TASK TO CARRY OUT
For each line that holds "chart", copy the line out.

──────────────────────────────

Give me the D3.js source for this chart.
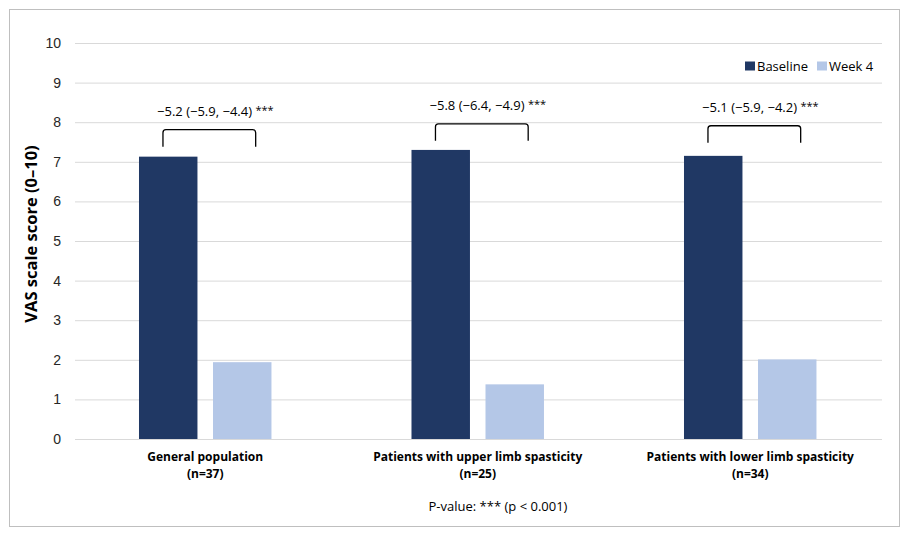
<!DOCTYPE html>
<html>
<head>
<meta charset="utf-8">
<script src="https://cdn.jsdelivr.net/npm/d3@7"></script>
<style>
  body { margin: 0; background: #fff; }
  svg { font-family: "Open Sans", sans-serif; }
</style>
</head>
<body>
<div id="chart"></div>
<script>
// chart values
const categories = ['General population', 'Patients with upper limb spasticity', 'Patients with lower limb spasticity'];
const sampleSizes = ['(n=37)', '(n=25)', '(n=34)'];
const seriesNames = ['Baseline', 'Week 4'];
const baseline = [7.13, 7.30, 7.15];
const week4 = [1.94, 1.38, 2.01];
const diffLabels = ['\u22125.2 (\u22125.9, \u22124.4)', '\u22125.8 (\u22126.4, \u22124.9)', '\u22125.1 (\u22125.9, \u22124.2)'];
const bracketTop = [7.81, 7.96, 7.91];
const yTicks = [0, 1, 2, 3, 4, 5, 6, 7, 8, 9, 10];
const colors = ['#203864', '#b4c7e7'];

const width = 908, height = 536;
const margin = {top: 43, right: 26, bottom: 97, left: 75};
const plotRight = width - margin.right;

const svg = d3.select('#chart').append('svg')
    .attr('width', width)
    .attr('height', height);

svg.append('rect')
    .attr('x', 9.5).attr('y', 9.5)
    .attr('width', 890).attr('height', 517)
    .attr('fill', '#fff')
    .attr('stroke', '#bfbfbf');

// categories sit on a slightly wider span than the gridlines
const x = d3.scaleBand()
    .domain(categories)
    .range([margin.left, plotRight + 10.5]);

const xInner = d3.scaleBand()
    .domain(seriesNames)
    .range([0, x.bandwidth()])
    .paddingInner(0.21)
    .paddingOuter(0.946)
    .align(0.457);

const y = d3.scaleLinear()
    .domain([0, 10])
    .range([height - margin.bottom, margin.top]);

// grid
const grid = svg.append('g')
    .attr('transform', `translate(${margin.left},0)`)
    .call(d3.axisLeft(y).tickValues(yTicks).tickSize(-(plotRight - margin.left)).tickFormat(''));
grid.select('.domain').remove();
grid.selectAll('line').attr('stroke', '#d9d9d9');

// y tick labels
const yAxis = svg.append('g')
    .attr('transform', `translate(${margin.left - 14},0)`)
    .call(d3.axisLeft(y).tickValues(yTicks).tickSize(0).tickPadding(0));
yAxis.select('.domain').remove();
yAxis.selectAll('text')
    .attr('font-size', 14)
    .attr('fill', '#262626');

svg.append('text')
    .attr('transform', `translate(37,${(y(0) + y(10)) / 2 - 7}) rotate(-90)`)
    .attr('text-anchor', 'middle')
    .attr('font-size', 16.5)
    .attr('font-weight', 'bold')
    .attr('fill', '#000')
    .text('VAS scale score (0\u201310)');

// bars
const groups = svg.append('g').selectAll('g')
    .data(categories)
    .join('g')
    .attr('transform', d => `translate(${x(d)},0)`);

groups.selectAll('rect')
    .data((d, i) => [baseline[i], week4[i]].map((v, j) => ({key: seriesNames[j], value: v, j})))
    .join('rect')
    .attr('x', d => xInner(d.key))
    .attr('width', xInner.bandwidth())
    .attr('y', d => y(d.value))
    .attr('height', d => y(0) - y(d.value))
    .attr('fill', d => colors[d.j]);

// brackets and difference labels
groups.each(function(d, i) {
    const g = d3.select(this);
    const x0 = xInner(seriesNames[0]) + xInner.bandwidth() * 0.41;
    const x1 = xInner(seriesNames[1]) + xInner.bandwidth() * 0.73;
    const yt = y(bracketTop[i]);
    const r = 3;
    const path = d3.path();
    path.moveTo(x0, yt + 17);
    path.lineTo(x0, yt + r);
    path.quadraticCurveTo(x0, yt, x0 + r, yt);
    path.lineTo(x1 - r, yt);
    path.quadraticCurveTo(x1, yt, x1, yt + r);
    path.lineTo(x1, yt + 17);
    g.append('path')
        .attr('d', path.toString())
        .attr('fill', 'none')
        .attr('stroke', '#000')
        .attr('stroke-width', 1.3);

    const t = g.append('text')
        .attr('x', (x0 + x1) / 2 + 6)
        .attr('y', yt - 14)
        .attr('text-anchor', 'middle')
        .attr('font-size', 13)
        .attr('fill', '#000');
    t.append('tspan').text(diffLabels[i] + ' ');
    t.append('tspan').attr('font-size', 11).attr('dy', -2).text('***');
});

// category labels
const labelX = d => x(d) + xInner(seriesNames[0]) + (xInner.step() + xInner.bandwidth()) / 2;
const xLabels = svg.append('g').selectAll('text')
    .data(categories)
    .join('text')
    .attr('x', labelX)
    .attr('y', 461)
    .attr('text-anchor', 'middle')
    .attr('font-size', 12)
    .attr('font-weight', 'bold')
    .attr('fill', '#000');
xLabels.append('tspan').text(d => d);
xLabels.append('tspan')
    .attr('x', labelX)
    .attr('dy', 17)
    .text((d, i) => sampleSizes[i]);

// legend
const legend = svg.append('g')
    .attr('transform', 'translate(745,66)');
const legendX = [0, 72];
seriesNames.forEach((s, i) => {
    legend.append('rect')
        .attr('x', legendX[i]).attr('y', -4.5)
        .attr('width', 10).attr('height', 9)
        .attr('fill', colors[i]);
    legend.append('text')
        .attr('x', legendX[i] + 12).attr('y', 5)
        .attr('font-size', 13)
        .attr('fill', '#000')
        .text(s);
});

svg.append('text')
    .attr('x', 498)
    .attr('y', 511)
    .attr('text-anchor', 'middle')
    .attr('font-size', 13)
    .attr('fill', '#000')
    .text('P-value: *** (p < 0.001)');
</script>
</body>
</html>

──────────────────────────────

CORRECT ANSWER
Give me the D3.js source for this chart.
<div id="chart"></div>
// chart values
const svg = d3.select('#chart').append('svg')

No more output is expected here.